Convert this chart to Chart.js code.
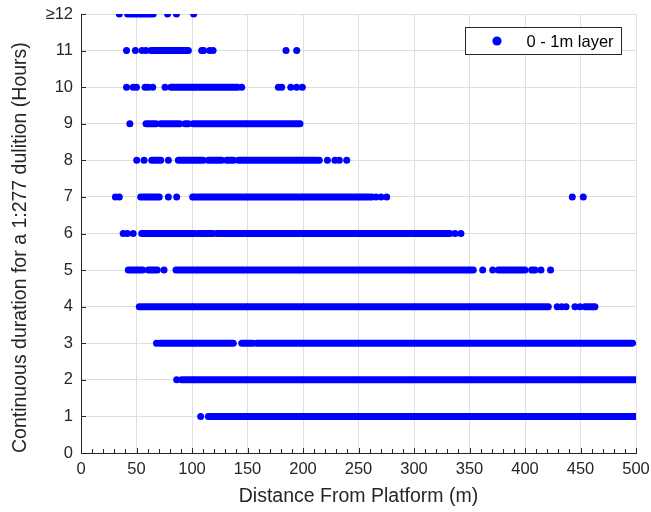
<!DOCTYPE html>
<html>
<head>
<meta charset="utf-8">
<script src="https://cdn.jsdelivr.net/npm/chart.js@4.4.1/dist/chart.umd.min.js"></script>
<style>
  html, body { margin: 0; padding: 0; background: #fff; }
  #wrap { width: 651px; height: 512px; position: relative; }
</style>
</head>
<body>
<div id="wrap"><canvas id="durationChart"></canvas></div>
<script>
// Continuous duration vs distance from platform (0 - 1m layer)

const seriesLabel = '0 - 1m layer';
const xTitle = 'Distance From Platform (m)';
const yTitle = 'Continuous duration for a 1:277 dulition (Hours)';
const yTickLabels = ['0', '1', '2', '3', '4', '5', '6', '7', '8', '9', '10', '11', '\u226512'];

// isolated dots (distance in m) for each hour row
const dots1 = [107.8];
const dots2 = [86.2];
const dots3 = [68];
const dots4 = [429, 433, 437, 445, 449.5];
const dots5 = [74.8, 361.9, 370.9, 414.4, 423];
const dots6 = [38, 41.7, 47, 337, 342.3];
const dots7 = [31, 34.5, 78.7, 86.2, 265.8, 270.3, 275.4, 442.6, 452.5];
const dots8 = [50.2, 56.8, 78.7, 214.7, 222, 228.8, 232.7, 239.4];
const dots9 = [44];
const dots10 = [41, 47, 50, 57.7, 60.6, 64.6, 75.7, 144.8, 177.8, 180.8, 189, 194.3, 199.4];
const dots11 = [41, 49, 55, 58.5, 108.7, 110.5, 116, 119, 184.7, 194.3];
const dots12 = [34.5, 78, 86, 101.5];

// dense runs of overlapping dots [from, to] for each hour row
const runs1 = [[114.7, 500]];
const runs2 = [[90.7, 500]];
const runs3 = [[71, 137.2], [144.8, 154.7], [158.3, 497]];
const runs4 = [[52.5, 421], [454, 463]];
const runs5 = [[42.6, 55.6], [60.6, 68.7], [85.6, 353.4], [376, 400], [406, 409]];
const runs6 = [[54.7, 102.7], [105.7, 119.2], [122.8, 332.4]];
const runs7 = [[53.8, 70.5], [100.6, 262]];
const runs8 = [[63.7, 71.8], [87.7, 110], [114.7, 126.8], [131.2, 137.2], [141.7, 212.3]];
const runs9 = [[58.6, 67.6], [71.8, 89], [93.7, 96.7], [101, 197.3]];
const runs10 = [[81, 141]];
const runs11 = [[63, 96.7]];
const runs12 = [[42, 65]];

const dotRows = [dots1, dots2, dots3, dots4, dots5, dots6, dots7, dots8, dots9, dots10, dots11, dots12];
const runRows = [runs1, runs2, runs3, runs4, runs5, runs6, runs7, runs8, runs9, runs10, runs11, runs12];

const markerColor = '#0000ff';
const markerRadius = 3.5;
const axisColor = '#262626';
const gridColor = '#dfdfdf';
const fontFamily = '"Liberation Sans", Arial, sans-serif';

// Build datasets
const datasets = [];
const dotPoints = [];
dotRows.forEach((row, i) => {
    row.forEach(x => dotPoints.push({ x: x, y: i + 1 }));
});
datasets.push({
    label: seriesLabel,
    data: dotPoints,
    backgroundColor: markerColor,
    borderColor: markerColor,
    pointRadius: markerRadius,
    pointBorderWidth: 0
});
runRows.forEach((row, i) => {
    row.forEach(run => {
        datasets.push({
            label: '',
            data: [{ x: run[0], y: i + 1 }, { x: run[1], y: i + 1 }],
            showLine: true,
            borderColor: markerColor,
            borderWidth: markerRadius * 2,
            borderCapStyle: 'round',
            pointRadius: 0,
            fill: false
        });
    });
});

// Inward ticks (MATLAB style) with x minor ticks
const inwardTicks = {
    id: 'inwardTicks',
    afterDraw(chart) {
        const ctx = chart.ctx;
        const xs = chart.scales.x;
        const ys = chart.scales.y;
        const area = chart.chartArea;
        ctx.save();
        ctx.strokeStyle = axisColor;
        ctx.lineWidth = 1;
        ctx.beginPath();
        for (let v = 0; v <= 500; v += 10) {
            const px = Math.round(xs.getPixelForValue(v)) + 0.5;
            const len = v % 50 === 0 ? 5 : 4;
            ctx.moveTo(px, area.bottom);
            ctx.lineTo(px, area.bottom - len);
        }
        for (let v = 0; v <= 12; v++) {
            const py = Math.round(ys.getPixelForValue(v)) + 0.5;
            ctx.moveTo(area.left, py);
            ctx.lineTo(area.left + 5, py);
        }
        ctx.stroke();
        ctx.restore();
    }
};

// Legend box inside the plot, top right
const boxLegend = {
    id: 'boxLegend',
    afterDraw(chart) {
        const ctx = chart.ctx;
        const area = chart.chartArea;
        const x0 = Math.round(area.right) - 170.5;
        const y0 = Math.round(area.top) + 13.5;
        const w = 156;
        const h = 27;
        ctx.save();
        ctx.fillStyle = '#ffffff';
        ctx.fillRect(x0, y0, w, h);
        ctx.strokeStyle = axisColor;
        ctx.lineWidth = 1;
        ctx.strokeRect(x0, y0, w, h);
        ctx.fillStyle = markerColor;
        ctx.beginPath();
        ctx.arc(x0 + 31.5, y0 + h / 2, 4.6, 0, Math.PI * 2);
        ctx.fill();
        ctx.fillStyle = '#000000';
        ctx.font = '16.5px ' + fontFamily;
        ctx.textBaseline = 'middle';
        ctx.fillText(seriesLabel, x0 + 61, y0 + h / 2 + 1);
        ctx.restore();
    }
};

function initChart() {
    const ctx = document.getElementById('durationChart').getContext('2d');
    new Chart(ctx, {
        type: 'scatter',
        data: { datasets: datasets },
        options: {
            responsive: true,
            maintainAspectRatio: false,
            animation: false,
            layout: { padding: { top: 14, right: 15, left: 0, bottom: 0 } },
            plugins: {
                legend: { display: false },
                tooltip: { enabled: false }
            },
            scales: {
                x: {
                    type: 'linear',
                    min: 0,
                    max: 500,
                    afterFit: scale => {
                        scale.height = 59;
                        scale.paddingLeft = 0;
                        scale.paddingRight = 0;
                    },
                    ticks: {
                        stepSize: 50,
                        color: axisColor,
                        padding: 7,
                        maxRotation: 0,
                        font: { family: fontFamily, size: 16.5 }
                    },
                    grid: { color: gridColor, drawTicks: false },
                    border: { color: axisColor, width: 1 },
                    title: {
                        display: true,
                        text: xTitle,
                        color: axisColor,
                        padding: { top: 2, bottom: 4 },
                        font: { family: fontFamily, size: 19.5 }
                    }
                },
                y: {
                    type: 'linear',
                    min: 0,
                    max: 12,
                    afterFit: scale => {
                        scale.width = 81;
                        scale.paddingTop = 0;
                        scale.paddingBottom = 0;
                    },
                    ticks: {
                        stepSize: 1,
                        color: axisColor,
                        padding: 8,
                        font: { family: fontFamily, size: 16.5 },
                        callback: value => yTickLabels[value]
                    },
                    grid: { color: gridColor, drawTicks: false },
                    border: { color: axisColor, width: 1 },
                    title: {
                        display: true,
                        text: yTitle,
                        align: 'start',
                        color: axisColor,
                        padding: { top: 9, bottom: 4 },
                        font: { family: fontFamily, size: 19.5 }
                    }
                }
            }
        },
        plugins: [inwardTicks, boxLegend]
    });
}

document.addEventListener('DOMContentLoaded', initChart);
</script>
</body>
</html>
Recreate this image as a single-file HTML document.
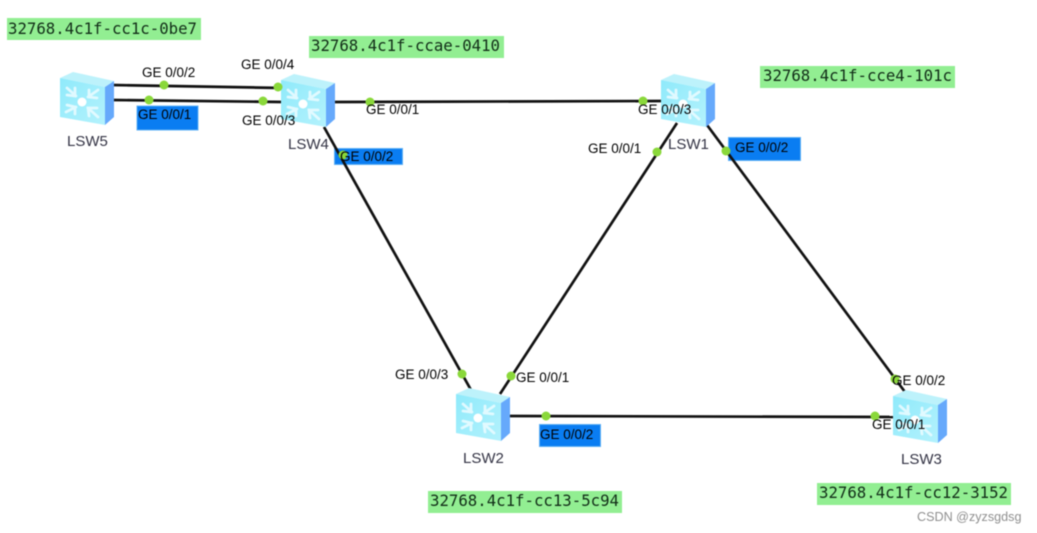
<!DOCTYPE html>
<html>
<head>
<meta charset="utf-8">
<style>
html,body{margin:0;padding:0;background:#fff;width:1037px;height:533px;overflow:hidden}
svg{display:block;filter:blur(0.45px)}
.g{font:13.5px "Liberation Sans",sans-serif;fill:#000}
.n{font:15px "Liberation Sans",sans-serif;fill:#333344}
.m{font:15.7px "DejaVu Sans Mono","Liberation Mono",monospace;fill:#122e18}
.l{stroke:#111;stroke-width:2.7;fill:none}
.b{fill:#0a7df2;stroke:#5fb0f5;stroke-width:1}
.r{fill:#92ee92}
.d{fill:#8ad83a}
.w{stroke:#e8fbff;stroke-width:2.8;fill:none;stroke-linecap:round;opacity:.9}
</style>
</head>
<body>
<svg width="1037" height="533" viewBox="0 0 1037 533" xmlns="http://www.w3.org/2000/svg">
<defs>
<linearGradient id="f" x1="0" y1="0" x2="1" y2="1">
<stop offset="0" stop-color="#8feafb"/><stop offset="1" stop-color="#b4f2fd"/>
</linearGradient>
<g id="sw">
<polygon points="0,6 13,0 54,9 45,15" fill="#bdf2fb"/>
<polygon points="0,6 45,15 45,53 0,45" fill="url(#f)"/>
<polygon points="45,15 54,9 54,45 45,53" fill="#66a9fb"/>
<circle cx="22" cy="30" r="4.500" fill="#fff"/>
<path class="w" d="M7,16 L16,24 M7,23 L15,24 L15,16"/>
<path class="w" d="M38,18 L28,25 M37,26 L29,25 L29,18"/>
<path class="w" d="M6,40 L16,35 M7,33 L15,35 L15,42"/>
<path class="w" d="M38,45 L28,36 M29,44 L28,36 L37,36"/>
</g>
</defs>

<rect class="r" x="7" y="18" width="194" height="22"/>
<rect class="r" x="309" y="36" width="195" height="22"/>
<rect class="r" x="760" y="66" width="195" height="22"/>
<rect class="r" x="428" y="491" width="194" height="22"/>
<rect class="r" x="817" y="483" width="194" height="22"/>

<rect class="b" x="137" y="106" width="61" height="24"/>
<rect class="b" x="334.500" y="148.500" width="68" height="16"/>
<rect class="b" x="728.500" y="137.500" width="72" height="23"/>
<rect class="b" x="539.500" y="424.500" width="61" height="22"/>

<line class="l" x1="112" y1="85" x2="283" y2="88"/>
<line class="l" x1="112" y1="100" x2="283" y2="102"/>
<line class="l" x1="333" y1="102" x2="663" y2="101"/>
<line class="l" x1="324" y1="127" x2="471" y2="390"/>
<line class="l" x1="677" y1="123" x2="500" y2="394"/>
<line class="l" x1="707" y1="125" x2="905" y2="392"/>
<line class="l" x1="508" y1="416" x2="895" y2="417"/>

<use href="#sw" x="60" y="72"/>
<use href="#sw" x="281" y="74"/>
<use href="#sw" x="661" y="74"/>
<use href="#sw" x="456" y="388"/>
<use href="#sw" x="893" y="390"/>

<g class="d">
<circle cx="164" cy="85" r="4.500"/>
<circle cx="278" cy="87" r="4.500"/>
<circle cx="149" cy="100" r="4.500"/>
<circle cx="263" cy="101" r="4.500"/>
<circle cx="370" cy="102" r="4.500"/>
<circle cx="643" cy="101" r="4.500"/>
<circle cx="343" cy="155" r="4.500"/>
<circle cx="657" cy="152" r="4.500"/>
<circle cx="726" cy="151" r="4.500"/>
<circle cx="462" cy="374" r="4.500"/>
<circle cx="511" cy="376" r="4.500"/>
<circle cx="546" cy="416" r="4.500"/>
<circle cx="895" cy="379" r="4.500"/>
<circle cx="875" cy="416" r="4.500"/>
</g>

<g class="g">
<text x="142" y="77">GE 0/0/2</text>
<text x="241" y="69">GE 0/0/4</text>
<text x="138" y="119">GE 0/0/1</text>
<text x="242" y="125">GE 0/0/3</text>
<text x="366" y="114">GE 0/0/1</text>
<text x="340" y="161">GE 0/0/2</text>
<text x="638" y="114">GE 0/0/3</text>
<text x="588" y="153">GE 0/0/1</text>
<text x="735" y="152">GE 0/0/2</text>
<text x="395" y="379">GE 0/0/3</text>
<text x="516" y="382">GE 0/0/1</text>
<text x="540" y="439">GE 0/0/2</text>
<text x="892" y="385">GE 0/0/2</text>
<text x="872" y="429">GE 0/0/1</text>
</g>

<g class="n">
<text x="67" y="146">LSW5</text>
<text x="288" y="149">LSW4</text>
<text x="668" y="149">LSW1</text>
<text x="463" y="463">LSW2</text>
<text x="901" y="464">LSW3</text>
</g>

<g class="m">
<text x="8" y="34" textLength="189">32768.4c1f-cc1c-0be7</text>
<text x="311" y="51" textLength="189">32768.4c1f-ccae-0410</text>
<text x="763" y="81" textLength="189">32768.4c1f-cce4-101c</text>
<text x="430" y="506" textLength="189">32768.4c1f-cc13-5c94</text>
<text x="819" y="498" textLength="189">32768.4c1f-cc12-3152</text>
</g>

<text x="917" y="521" style="font:12.6px 'Liberation Sans',sans-serif;fill:#8f8f8f">CSDN @zyzsgdsg</text>
</svg>
</body>
</html>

- - -

TASK DETAILS: Each line that holds the word "this" is to be copied.

EXPECTED ANSWER:
Convert this chart to Chart.js code.
Recreate this image as a single-file HTML document.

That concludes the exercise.